In prj2.s, we provide you with a program that runs in the background. For this part of the project, you need to write interrupt handler for the timer device (device ID 0x1). You should refer to Chapter 4 of the textbook to see how to write a correct interrupt handler. As detailed in that chapter, your handler will need to do the following:
1. First save the current value of $k0 (the return address to where you came from to the current handler) 2. Enable interrupts (which should have been disabled implicitly by the processor within the INT macrostate).

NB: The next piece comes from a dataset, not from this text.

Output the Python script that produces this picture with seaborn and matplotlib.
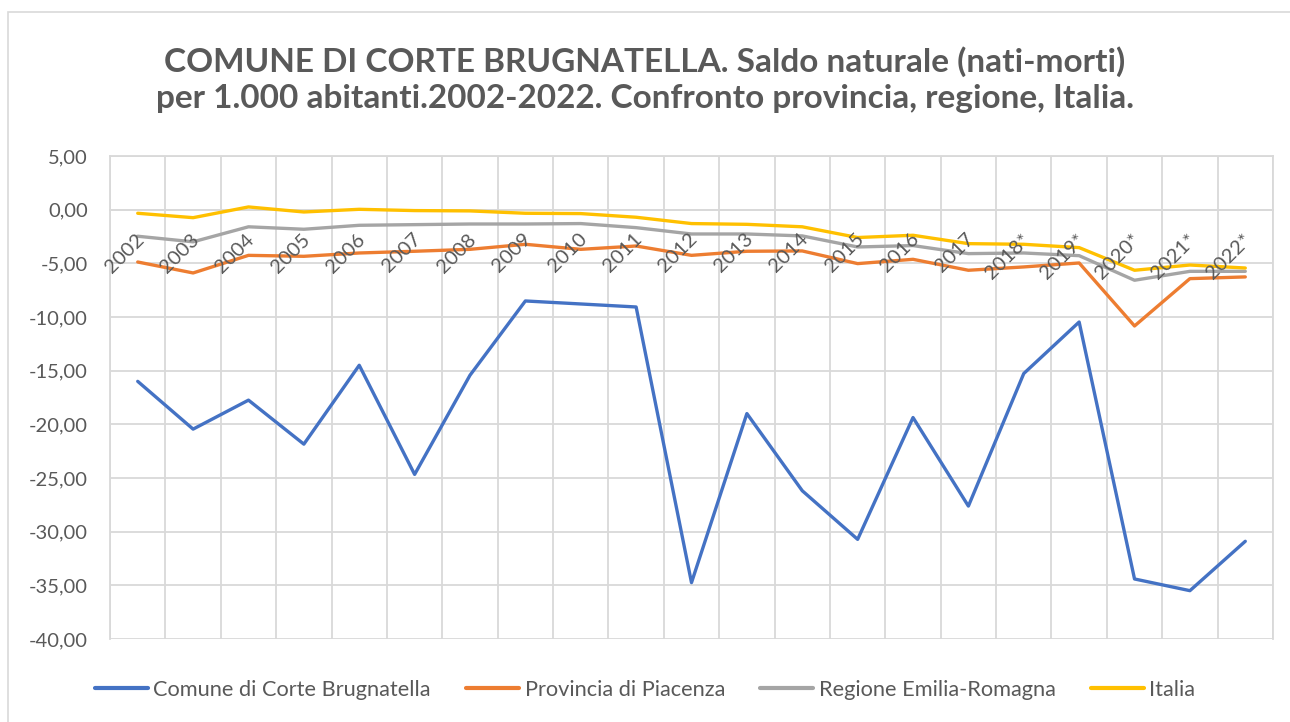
import pandas as pd
import numpy as np
import matplotlib
matplotlib.use("Agg")
import matplotlib.pyplot as plt
import seaborn as sns

# data
anni = ["2002", "2003", "2004", "2005", "2006", "2007", "2008", "2009", "2010", "2011",
        "2012", "2013", "2014", "2015", "2016", "2017", "2018*", "2019*", "2020*", "2021*", "2022*"]
comune = [-16.0, -20.45, -17.75, -21.85, -14.5, -24.67, -15.43, -8.51, -8.79, -9.07,
          -34.75, -19.0, -26.19, -30.72, -19.37, -27.62, -15.27, -10.47, -34.41, -35.5, -30.9]
provincia = [-4.88, -5.9, -4.26, -4.35, -4.04, -3.88, -3.7, -3.23, -3.7, -3.39,
             -4.26, -3.88, -3.85, -5.03, -4.63, -5.65, -5.34, -4.97, -10.84, -6.43, -6.27]
regione = [-2.48, -3.0, -1.6, -1.83, -1.46, -1.4, -1.34, -1.34, -1.3, -1.68,
           -2.27, -2.27, -2.45, -3.48, -3.35, -4.1, -4.04, -4.29, -6.58, -5.75, -5.75]
italia = [-0.34, -0.75, 0.25, -0.22, 0.03, -0.09, -0.12, -0.34, -0.37, -0.71,
          -1.3, -1.37, -1.6, -2.6, -2.39, -3.17, -3.23, -3.54, -5.65, -5.16, -5.44]

serie = ["Comune di Corte Brugnatella", "Provincia di Piacenza", "Regione Emilia-Romagna", "Italia"]
colori = ["#4472C4", "#ED7D31", "#A5A5A5", "#FFC000"]

rows = []
for nome, vals in zip(serie, [comune, provincia, regione, italia]):
    for i, v in enumerate(vals):
        rows.append({"idx": i, "valore": v, "serie": nome})
df = pd.DataFrame(rows)

sns.set_style("white")
plt.rcParams['font.family'] = ['Lato', 'DejaVu Sans']
testo = "#595959"
griglia = "#D9D9D9"

fig = plt.figure(figsize=(12.9, 7.22), dpi=100)
ax = fig.add_axes([0.0853, 0.115, 0.9015, 0.669])

sns.lineplot(data=df, x="idx", y="valore", hue="serie", palette=colori,
             hue_order=serie, linewidth=2.4, sort=False, ax=ax, zorder=3)

# x axis line crosses at 0 (set before the ticks: set_position resets them)
ax.spines["bottom"].set_position(("data", 0))
ax.spines["bottom"].set_color(griglia)
ax.spines["bottom"].set_linewidth(1.3)
for s in ["top", "right", "left"]:
    ax.spines[s].set_color(griglia)
    ax.spines[s].set_linewidth(1.3)

ax.set_xlim(-0.5, len(anni) - 0.5)
ax.set_ylim(-40, 5)
yt = np.arange(-40, 6, 5)
ax.set_yticks(yt)
ax.set_yticklabels([f"{v:.2f}".replace(".", ",") for v in yt], color=testo, fontsize=14.5)
ax.yaxis.grid(True, color=griglia, linewidth=1.3)

ax.set_xticks(np.arange(len(anni)))
ax.set_xticklabels([])
ax.set_xticks(np.arange(-0.5, len(anni)), minor=True)
ax.xaxis.grid(True, which="minor", color=griglia, linewidth=1.3)
ax.tick_params(axis="x", which="both", length=0)
ax.tick_params(axis="y", length=0, pad=16)
ax.set_xlabel("")
ax.set_ylabel("")

# category labels drawn over the lines, like in Excel
for i, a in enumerate(anni):
    ax.annotate(a, (i, 0), xytext=(-2, -15), textcoords="offset points",
                rotation=45, ha="right", va="top", rotation_mode="anchor",
                color=testo, fontsize=14.5, zorder=6, annotation_clip=False)

fig.text(0.5, 0.89, "COMUNE DI CORTE BRUGNATELLA. Saldo naturale (nati-morti)\n"
         "per 1.000 abitanti.2002-2022. Confronto provincia, regione, Italia.",
         ha="center", va="center", fontsize=24, fontweight="bold", color=testo,
         linespacing=1.3)

leg = ax.legend(loc="center", bbox_to_anchor=(0.5, 0.045), bbox_transform=fig.transFigure,
                ncol=4, frameon=False, fontsize=15.7, handlelength=2.45, columnspacing=1.6,
                handletextpad=0.25)
for t in leg.get_texts():
    t.set_color(testo)
for l in leg.get_lines():
    l.set_linewidth(3)

# chart border
fig.patches.append(plt.Rectangle((8 / 1290, -0.05), 1.1, 1 - 12 / 722 + 0.05,
                                 transform=fig.transFigure, fill=False,
                                 edgecolor="#D9D9D9", linewidth=1.2))

fig.savefig("out.png", dpi=100)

3. Save the state of the interrupted program.
4. Implement the actual work to be done in the handler. In the case of this project, we want you to increment a counter variable in memory, which we have already provided.
5. Restore the state of the original program and return using RETI.

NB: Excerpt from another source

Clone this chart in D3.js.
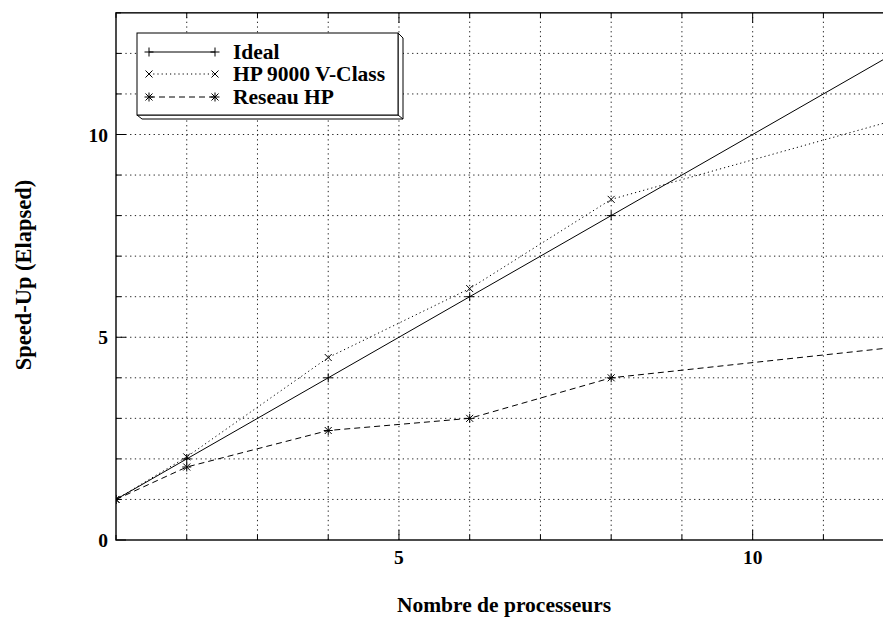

The handler you have written for the timer device should run every time the device’s interrupt is triggered. Make sure to write the handler such that interrupts can be nested. With that in mind, interrupts should be enabled for as long as possible within the handlers.
You will need to do the following:
1. Write the interrupt handler (should follow the above instructions or simply refer to Chapter 4 in your book). In the case of this project, we want the interrupt handler to keep time in memory at the predetermined location: 0xFFFFFD
2. Load the starting address of the first handler you just implemented in prj2.s into the interrupt vector table at the appropriate addresses (the table is indexed using the device ID of the interrupting device).
Test your design. If it works correctly, you should see a location in memory increment as the program runs.
5 Deliverables
Please submit all of the following files in a .tar.gz archive generated by our Makefile.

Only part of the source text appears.